Question

Pfam alignments: full vs uniprot

0

Entering edit mode

6.4 years ago

rayoub ▴ 110

I'm a bit confused by the alignment page of a Pfam entry. They provide the 'seed' alignment from which the initial HMM is created. They also provide the 'full' alignment that, to my understanding, is created by searching the UniProtKB and adding in those proteins significantly similar to the seed HMM. The text below is cut and pasted from their tutorial.

"Each Pfam entry is represented by a set of aligned sequences with their probabilistic representation - called a profile hidden Markov model (HMM). The profile HMM is trained on a small representative set of aligned sequences that are known to belong to the family (the 'seed' alignment). This model is then used to search exhaustively against a large sequence database (e.g. UniProtKB) to find all homologous sequences. Those sequences that are significantly similar to the model are aligned to the profile HMM in order to provide the full alignment."

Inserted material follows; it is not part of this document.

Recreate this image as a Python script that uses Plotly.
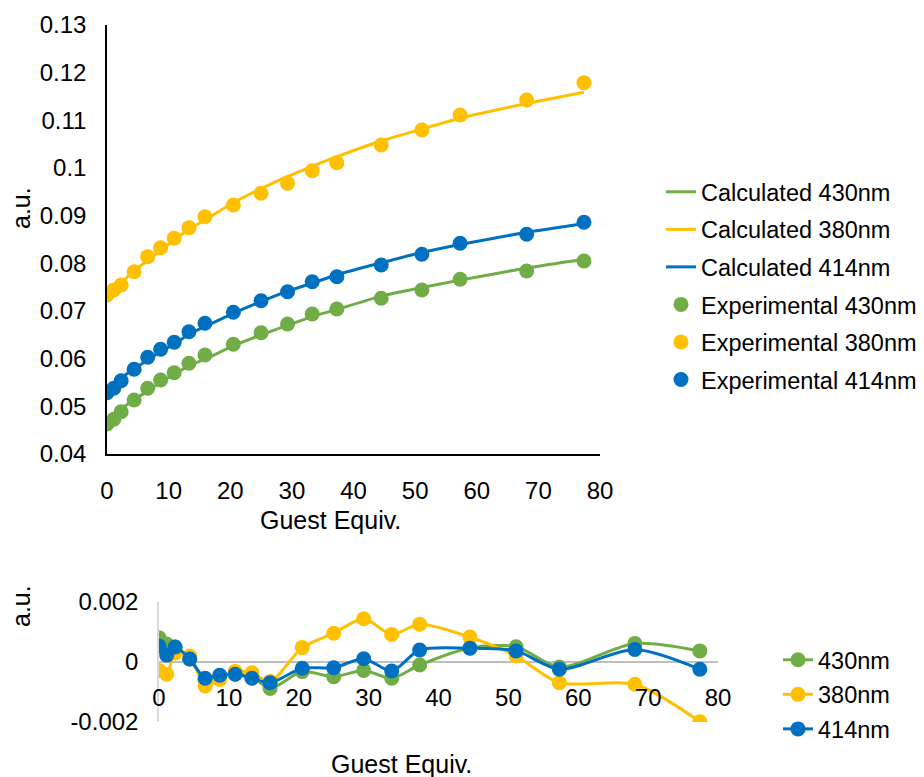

In addition they provide alignments against representative proteomes, UnitProt and NCBI databases. Here is where I'm confused, the sequence count for UniProt is larger than that for full. But are these not the same? Perhaps what is happening here is that the UnitProt alignment is all sequences returned by a search of UniProt whereas full are a proper subset of those deemed appropriate for inclusion in the actual HMM.

Am I understanding this correctly?

An additional question. It seems like the word alignment often mean the HMM. Am I to understand that in this case the full alignment is the HMM created from all sequences in the full MSA?

Thanks for any guidance provided.

alignment pfam • 3.3k views

ADD COMMENT • link updated 6.4 years ago by Bill Pearson ★ 1.0k • written 6.4 years ago by rayoub ▴ 110

score 5 · Accepted Answer · 2018-03-02

To answer your question directly, the HMM models parameters are based on alignments of the model to the 27 million proteins in the Uniprot reference proteomes.

Your confusion probably comes from the fact that the most recent versions of Pfam have two different sets of tables for different sets of sequences. The "main" pfam annotates proteins from the Uniprot Reference Proteome dataset, which has around 27 million entries. In the Pfam SQL download, these are the sequences in the "pfamseq" and "pfamA_reg_full_significant" tables. In the latest Pfam NAR paper, they describe moving to focussing on the Reference Proteome proteins, because this set grows more slowly.

But they do map domains to all the Uniprot proteins (about 100 million) in the release that Pfam is based on. The additional proteins and mappings are found in the "uniprot" and "uniprot_reg_full" tables, I believe. The uniprot table includes 71 million proteins. The proteins in this table are NOT used to update the pfam model HMM's, they are only provided to map Pfam domains to non-reference proteome sequences.